• Exercise description: Set down the material exactly as given, please, from its first line through the line that includes "1230000, 1170000, 1095000];".

....................

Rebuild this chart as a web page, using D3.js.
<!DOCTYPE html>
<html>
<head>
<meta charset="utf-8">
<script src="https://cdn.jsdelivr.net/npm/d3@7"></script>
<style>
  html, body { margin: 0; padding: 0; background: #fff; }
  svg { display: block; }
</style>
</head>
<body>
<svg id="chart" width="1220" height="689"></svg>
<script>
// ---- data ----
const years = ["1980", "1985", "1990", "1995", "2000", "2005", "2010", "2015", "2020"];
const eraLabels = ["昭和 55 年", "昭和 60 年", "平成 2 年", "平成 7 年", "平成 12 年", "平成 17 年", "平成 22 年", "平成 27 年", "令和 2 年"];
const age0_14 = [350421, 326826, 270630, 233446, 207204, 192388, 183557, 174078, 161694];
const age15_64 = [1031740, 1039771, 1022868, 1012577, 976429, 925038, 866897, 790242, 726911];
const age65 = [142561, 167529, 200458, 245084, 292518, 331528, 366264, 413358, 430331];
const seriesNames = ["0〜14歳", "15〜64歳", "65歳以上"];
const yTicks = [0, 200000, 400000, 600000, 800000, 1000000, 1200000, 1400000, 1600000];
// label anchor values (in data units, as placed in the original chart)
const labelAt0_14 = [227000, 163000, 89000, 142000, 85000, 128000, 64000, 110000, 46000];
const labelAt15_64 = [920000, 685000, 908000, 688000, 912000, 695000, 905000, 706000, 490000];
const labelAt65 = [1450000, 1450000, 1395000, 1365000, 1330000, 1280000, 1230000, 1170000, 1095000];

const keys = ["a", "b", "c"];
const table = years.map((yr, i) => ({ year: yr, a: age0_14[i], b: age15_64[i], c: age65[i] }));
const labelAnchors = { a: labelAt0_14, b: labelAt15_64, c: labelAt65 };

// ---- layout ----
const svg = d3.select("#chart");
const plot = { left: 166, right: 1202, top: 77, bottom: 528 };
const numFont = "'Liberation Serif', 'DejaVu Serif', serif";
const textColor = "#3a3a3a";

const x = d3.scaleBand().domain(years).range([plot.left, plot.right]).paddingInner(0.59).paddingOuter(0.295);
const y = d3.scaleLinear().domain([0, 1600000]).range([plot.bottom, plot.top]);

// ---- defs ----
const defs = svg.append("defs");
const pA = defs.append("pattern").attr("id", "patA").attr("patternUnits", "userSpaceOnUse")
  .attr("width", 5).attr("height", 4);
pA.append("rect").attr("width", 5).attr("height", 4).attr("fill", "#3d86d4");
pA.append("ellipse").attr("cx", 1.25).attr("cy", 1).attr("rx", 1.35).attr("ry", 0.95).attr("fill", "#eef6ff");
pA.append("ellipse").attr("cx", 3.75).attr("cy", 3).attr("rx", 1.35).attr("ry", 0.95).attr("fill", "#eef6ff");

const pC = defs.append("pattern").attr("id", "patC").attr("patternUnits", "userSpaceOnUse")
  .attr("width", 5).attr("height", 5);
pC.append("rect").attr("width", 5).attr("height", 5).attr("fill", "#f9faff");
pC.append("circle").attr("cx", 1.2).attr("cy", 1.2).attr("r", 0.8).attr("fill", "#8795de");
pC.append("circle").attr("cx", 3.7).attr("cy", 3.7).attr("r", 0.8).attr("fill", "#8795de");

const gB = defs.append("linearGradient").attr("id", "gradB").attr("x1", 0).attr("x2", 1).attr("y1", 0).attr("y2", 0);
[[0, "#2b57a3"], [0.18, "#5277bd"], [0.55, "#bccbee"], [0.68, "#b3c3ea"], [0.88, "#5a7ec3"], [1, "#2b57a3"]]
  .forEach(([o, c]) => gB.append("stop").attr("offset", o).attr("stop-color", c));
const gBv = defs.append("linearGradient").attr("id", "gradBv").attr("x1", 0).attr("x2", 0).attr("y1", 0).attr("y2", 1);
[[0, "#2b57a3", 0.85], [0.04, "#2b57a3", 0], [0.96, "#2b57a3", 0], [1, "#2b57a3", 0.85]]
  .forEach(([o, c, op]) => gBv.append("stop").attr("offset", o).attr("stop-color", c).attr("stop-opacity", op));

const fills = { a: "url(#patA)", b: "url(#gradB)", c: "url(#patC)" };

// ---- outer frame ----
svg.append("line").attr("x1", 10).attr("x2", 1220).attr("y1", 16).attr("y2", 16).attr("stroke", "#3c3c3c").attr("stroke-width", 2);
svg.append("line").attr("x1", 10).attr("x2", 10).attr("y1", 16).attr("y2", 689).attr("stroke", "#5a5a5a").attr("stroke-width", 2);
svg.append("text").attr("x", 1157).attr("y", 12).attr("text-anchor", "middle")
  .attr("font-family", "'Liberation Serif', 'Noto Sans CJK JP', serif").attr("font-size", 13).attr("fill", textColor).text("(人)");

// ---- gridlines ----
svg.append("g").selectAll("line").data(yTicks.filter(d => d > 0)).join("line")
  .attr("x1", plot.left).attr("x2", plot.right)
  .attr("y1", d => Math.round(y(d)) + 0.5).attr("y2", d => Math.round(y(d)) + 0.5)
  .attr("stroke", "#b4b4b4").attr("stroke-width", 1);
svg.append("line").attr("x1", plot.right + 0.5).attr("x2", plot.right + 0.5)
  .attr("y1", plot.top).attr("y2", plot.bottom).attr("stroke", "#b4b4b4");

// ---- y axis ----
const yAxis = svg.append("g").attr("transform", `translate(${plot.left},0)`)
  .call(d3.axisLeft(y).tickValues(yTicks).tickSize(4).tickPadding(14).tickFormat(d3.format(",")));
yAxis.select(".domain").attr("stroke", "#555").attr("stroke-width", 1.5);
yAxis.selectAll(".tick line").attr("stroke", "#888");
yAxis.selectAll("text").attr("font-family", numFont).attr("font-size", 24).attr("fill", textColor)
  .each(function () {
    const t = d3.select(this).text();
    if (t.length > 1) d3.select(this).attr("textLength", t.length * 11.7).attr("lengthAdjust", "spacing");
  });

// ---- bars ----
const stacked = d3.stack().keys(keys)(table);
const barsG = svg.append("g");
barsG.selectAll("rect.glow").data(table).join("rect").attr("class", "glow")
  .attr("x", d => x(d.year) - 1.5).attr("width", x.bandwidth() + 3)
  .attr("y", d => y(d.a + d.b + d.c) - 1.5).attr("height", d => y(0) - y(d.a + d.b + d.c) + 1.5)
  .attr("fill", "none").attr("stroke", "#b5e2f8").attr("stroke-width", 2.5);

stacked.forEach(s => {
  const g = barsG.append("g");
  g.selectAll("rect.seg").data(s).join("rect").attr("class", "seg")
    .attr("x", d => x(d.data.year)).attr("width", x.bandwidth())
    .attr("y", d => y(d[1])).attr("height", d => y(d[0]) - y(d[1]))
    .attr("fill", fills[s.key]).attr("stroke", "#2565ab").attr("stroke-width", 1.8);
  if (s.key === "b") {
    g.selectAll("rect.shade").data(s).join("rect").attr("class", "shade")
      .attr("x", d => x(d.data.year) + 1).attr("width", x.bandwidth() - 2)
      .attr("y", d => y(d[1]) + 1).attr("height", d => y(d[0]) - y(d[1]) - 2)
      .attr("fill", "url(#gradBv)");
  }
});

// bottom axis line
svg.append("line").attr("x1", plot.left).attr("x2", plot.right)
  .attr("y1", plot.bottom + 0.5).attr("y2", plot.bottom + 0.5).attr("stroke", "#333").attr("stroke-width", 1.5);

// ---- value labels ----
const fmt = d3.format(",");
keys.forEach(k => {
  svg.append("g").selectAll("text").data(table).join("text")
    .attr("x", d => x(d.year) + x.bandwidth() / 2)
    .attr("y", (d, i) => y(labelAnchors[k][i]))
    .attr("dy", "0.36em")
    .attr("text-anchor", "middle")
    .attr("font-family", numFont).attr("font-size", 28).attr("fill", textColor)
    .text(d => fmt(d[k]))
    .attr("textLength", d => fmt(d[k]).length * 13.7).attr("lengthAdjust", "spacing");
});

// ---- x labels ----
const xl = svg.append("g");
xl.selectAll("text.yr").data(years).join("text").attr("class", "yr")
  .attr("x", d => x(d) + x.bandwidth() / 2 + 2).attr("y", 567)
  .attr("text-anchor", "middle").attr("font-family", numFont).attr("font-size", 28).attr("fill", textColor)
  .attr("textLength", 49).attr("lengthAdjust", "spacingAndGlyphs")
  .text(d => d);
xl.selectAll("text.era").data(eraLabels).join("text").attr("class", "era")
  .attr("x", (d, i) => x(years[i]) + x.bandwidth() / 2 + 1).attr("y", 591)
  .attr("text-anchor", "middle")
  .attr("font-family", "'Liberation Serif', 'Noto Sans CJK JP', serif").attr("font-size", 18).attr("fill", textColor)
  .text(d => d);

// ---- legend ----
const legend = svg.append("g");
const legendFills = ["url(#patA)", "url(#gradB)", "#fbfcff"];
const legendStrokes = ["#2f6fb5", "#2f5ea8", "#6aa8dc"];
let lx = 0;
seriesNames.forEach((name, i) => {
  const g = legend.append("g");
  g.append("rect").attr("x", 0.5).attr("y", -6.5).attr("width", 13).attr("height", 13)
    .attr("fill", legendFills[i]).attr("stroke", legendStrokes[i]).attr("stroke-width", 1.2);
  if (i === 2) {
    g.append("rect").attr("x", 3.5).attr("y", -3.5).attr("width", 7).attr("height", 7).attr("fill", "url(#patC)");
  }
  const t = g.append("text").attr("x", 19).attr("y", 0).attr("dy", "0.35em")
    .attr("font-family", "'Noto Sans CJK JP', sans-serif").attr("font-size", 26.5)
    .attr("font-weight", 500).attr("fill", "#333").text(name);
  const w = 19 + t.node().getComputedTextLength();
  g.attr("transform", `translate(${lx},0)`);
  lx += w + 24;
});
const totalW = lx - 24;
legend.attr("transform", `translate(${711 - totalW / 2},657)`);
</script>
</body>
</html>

....................

• Result of the exercise:
Rebuild this chart as a web page, using D3.js.
<!DOCTYPE html>
<html>
<head>
<meta charset="utf-8">
<script src="https://cdn.jsdelivr.net/npm/d3@7"></script>
<style>
  html, body { margin: 0; padding: 0; background: #fff; }
  svg { display: block; }
</style>
</head>
<body>
<svg id="chart" width="1220" height="689"></svg>
<script>
// ---- data ----
const years = ["1980", "1985", "1990", "1995", "2000", "2005", "2010", "2015", "2020"];
const eraLabels = ["昭和 55 年", "昭和 60 年", "平成 2 年", "平成 7 年", "平成 12 年", "平成 17 年", "平成 22 年", "平成 27 年", "令和 2 年"];
const age0_14 = [350421, 326826, 270630, 233446, 207204, 192388, 183557, 174078, 161694];
const age15_64 = [1031740, 1039771, 1022868, 1012577, 976429, 925038, 866897, 790242, 726911];
const age65 = [142561, 167529, 200458, 245084, 292518, 331528, 366264, 413358, 430331];
const seriesNames = ["0〜14歳", "15〜64歳", "65歳以上"];
const yTicks = [0, 200000, 400000, 600000, 800000, 1000000, 1200000, 1400000, 1600000];
// label anchor values (in data units, as placed in the original chart)
const labelAt0_14 = [227000, 163000, 89000, 142000, 85000, 128000, 64000, 110000, 46000];
const labelAt15_64 = [920000, 685000, 908000, 688000, 912000, 695000, 905000, 706000, 490000];
const labelAt65 = [1450000, 1450000, 1395000, 1365000, 1330000, 1280000, 1230000, 1170000, 1095000];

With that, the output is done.